REQUIRED TASK:
Select lines where the word "matplotlib" appears.

DATA SEGMENT:
☆ ☆ ☆ ☆ ☆ ☆ ☆

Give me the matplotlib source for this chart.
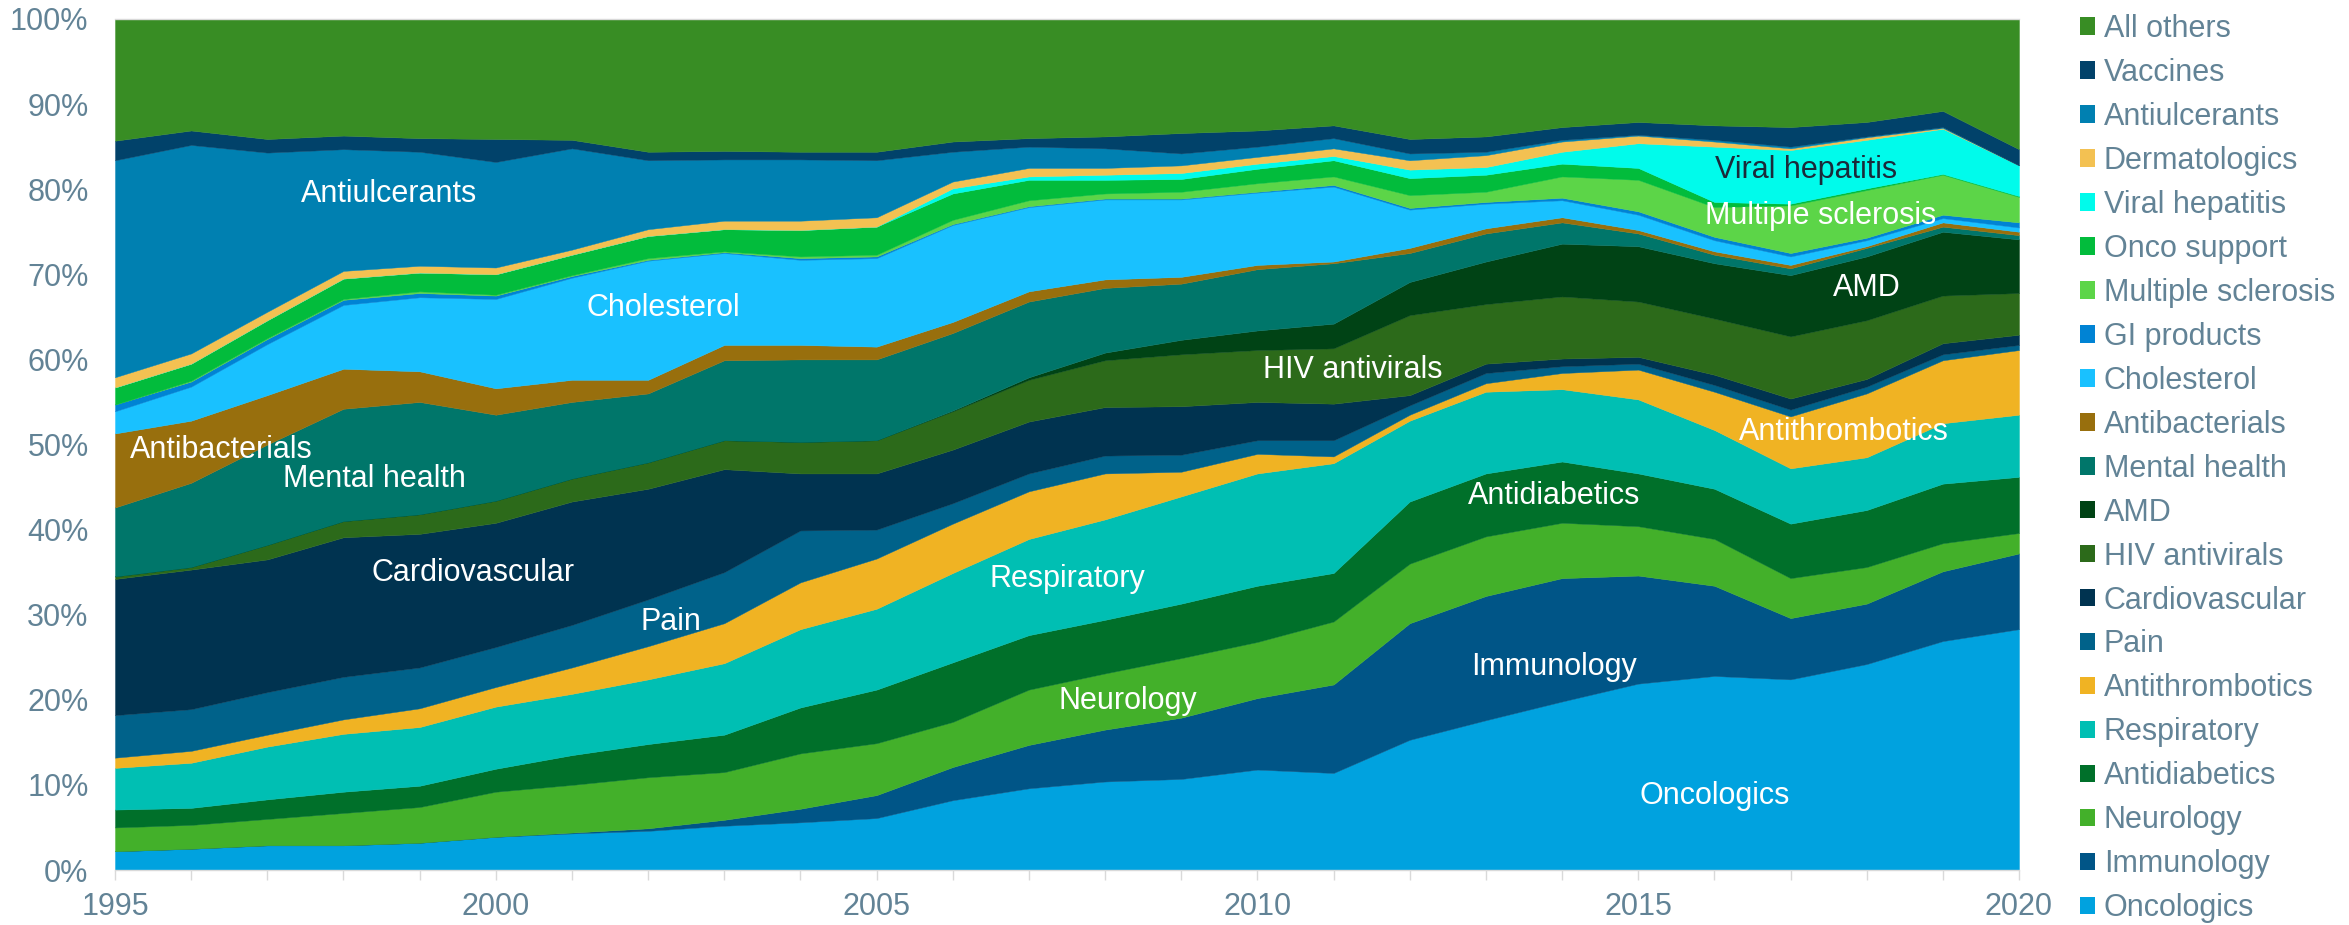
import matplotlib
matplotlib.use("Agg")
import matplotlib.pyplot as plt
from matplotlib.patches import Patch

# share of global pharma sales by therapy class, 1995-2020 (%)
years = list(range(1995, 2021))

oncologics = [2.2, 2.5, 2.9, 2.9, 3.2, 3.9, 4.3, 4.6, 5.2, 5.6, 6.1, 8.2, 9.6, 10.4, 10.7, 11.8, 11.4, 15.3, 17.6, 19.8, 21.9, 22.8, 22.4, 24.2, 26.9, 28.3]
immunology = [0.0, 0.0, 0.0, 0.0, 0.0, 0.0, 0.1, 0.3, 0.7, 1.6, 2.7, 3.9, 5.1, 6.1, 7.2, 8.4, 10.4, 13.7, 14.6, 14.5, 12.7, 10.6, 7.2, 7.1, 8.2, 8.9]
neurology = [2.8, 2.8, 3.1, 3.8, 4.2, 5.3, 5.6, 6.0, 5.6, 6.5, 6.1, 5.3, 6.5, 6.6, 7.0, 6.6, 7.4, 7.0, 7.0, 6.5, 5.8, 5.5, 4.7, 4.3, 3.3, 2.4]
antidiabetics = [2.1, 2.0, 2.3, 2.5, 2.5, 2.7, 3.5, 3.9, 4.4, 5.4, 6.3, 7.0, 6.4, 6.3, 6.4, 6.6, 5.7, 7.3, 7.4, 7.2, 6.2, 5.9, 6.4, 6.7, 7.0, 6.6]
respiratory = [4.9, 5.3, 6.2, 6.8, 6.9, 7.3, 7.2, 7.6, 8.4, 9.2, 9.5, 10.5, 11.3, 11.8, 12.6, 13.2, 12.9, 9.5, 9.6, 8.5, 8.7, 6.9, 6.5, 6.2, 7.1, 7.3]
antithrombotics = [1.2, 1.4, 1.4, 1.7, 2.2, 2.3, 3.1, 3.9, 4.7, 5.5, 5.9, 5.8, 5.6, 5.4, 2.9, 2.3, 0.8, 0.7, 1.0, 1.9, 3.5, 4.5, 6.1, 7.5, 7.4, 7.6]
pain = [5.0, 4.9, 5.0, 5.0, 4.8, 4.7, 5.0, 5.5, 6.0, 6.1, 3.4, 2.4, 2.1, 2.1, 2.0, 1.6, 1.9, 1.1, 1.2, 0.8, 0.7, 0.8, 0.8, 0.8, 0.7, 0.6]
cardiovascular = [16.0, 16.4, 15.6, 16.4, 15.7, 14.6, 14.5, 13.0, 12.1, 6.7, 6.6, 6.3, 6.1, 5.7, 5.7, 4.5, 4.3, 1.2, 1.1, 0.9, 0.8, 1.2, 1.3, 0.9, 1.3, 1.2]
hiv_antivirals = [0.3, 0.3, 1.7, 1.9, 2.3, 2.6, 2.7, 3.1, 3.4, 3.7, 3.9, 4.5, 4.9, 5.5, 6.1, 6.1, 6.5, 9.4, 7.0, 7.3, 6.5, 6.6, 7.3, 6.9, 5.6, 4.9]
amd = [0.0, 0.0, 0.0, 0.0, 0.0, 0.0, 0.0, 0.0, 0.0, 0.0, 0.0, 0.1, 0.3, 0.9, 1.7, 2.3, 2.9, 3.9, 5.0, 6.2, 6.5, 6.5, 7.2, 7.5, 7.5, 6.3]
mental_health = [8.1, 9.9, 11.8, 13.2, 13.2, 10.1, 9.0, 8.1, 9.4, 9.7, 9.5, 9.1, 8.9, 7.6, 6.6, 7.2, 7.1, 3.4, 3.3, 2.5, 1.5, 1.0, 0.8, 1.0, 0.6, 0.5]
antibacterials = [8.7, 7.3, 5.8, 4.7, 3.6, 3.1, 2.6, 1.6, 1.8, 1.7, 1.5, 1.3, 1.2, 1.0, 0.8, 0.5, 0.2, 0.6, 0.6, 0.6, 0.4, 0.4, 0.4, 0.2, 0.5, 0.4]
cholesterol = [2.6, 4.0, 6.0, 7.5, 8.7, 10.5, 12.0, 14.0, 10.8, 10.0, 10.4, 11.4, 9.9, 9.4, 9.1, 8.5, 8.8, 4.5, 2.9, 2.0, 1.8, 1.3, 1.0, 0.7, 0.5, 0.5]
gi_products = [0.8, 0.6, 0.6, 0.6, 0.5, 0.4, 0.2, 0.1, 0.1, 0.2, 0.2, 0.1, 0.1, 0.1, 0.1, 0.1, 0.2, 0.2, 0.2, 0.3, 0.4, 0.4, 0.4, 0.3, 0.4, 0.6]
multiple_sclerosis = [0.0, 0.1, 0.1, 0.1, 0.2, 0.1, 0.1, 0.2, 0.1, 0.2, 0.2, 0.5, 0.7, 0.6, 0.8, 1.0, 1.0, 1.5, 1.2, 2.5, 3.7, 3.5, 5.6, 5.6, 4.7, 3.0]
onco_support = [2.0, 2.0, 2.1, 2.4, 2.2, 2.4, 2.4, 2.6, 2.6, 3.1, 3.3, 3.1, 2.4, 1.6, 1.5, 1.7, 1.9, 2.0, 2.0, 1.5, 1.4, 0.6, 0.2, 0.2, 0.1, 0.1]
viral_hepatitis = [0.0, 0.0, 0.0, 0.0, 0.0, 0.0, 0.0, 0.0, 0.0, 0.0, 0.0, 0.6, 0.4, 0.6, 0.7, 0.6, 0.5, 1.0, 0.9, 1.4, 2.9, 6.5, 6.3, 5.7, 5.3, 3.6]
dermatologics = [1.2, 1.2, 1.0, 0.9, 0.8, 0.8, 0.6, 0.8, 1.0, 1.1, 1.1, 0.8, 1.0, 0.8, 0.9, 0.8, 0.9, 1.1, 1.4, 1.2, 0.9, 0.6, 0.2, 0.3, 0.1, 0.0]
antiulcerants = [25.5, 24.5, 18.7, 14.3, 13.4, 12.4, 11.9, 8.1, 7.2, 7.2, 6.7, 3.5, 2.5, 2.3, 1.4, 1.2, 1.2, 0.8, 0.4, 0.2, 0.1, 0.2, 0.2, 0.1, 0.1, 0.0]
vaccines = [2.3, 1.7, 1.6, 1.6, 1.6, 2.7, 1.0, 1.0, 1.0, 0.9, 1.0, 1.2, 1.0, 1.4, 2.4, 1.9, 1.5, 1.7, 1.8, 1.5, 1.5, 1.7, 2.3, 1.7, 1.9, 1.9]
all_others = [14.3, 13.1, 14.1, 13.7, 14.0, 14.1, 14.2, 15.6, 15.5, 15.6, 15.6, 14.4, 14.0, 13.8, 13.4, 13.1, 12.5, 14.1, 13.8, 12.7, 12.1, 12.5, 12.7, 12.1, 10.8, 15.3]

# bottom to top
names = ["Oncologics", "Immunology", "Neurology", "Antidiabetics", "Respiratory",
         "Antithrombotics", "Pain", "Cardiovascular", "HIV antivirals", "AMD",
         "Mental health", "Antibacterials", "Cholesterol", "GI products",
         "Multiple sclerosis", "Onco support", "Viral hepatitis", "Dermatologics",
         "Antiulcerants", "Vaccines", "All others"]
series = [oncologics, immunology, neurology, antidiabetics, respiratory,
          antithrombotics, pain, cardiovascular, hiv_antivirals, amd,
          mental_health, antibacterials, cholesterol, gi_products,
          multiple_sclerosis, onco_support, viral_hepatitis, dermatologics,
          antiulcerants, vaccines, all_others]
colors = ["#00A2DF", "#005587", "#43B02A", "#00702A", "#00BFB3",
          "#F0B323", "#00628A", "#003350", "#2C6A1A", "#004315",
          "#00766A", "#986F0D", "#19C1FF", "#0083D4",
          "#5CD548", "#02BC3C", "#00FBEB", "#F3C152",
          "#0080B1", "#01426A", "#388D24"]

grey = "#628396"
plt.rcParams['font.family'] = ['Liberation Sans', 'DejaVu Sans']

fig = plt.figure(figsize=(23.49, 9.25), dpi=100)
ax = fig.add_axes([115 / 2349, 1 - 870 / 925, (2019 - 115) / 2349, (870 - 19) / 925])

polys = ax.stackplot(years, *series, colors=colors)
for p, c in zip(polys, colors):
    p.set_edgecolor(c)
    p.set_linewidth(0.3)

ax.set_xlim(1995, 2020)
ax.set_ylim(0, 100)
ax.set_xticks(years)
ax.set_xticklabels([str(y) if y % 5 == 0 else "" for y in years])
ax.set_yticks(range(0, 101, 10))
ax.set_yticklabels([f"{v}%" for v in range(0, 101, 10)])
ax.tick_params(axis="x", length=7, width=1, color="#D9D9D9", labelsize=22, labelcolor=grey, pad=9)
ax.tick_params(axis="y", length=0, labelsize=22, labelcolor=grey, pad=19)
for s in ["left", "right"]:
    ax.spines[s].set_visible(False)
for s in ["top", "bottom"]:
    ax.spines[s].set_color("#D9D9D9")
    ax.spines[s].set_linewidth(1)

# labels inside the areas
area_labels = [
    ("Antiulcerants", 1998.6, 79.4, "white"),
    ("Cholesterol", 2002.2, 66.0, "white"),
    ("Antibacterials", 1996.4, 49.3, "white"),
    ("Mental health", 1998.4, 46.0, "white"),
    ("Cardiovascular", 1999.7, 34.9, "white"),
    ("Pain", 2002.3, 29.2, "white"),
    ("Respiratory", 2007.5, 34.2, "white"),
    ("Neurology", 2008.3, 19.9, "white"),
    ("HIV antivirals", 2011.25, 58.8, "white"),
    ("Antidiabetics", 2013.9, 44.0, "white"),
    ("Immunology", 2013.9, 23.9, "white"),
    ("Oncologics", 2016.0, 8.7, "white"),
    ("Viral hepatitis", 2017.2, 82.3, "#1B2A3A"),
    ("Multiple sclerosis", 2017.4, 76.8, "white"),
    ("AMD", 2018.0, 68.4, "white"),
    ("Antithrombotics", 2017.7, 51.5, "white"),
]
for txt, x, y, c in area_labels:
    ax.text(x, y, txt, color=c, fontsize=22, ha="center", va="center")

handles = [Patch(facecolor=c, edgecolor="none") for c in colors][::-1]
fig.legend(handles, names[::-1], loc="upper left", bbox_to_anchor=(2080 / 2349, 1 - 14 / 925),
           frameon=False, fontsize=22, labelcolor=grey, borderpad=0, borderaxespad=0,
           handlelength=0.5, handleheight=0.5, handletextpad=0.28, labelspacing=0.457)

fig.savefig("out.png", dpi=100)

☆ ☆ ☆ ☆ ☆ ☆ ☆

FULL SOLUTION:
Give me the matplotlib source for this chart.
import matplotlib
matplotlib.use("Agg")
import matplotlib.pyplot as plt
from matplotlib.patches import Patch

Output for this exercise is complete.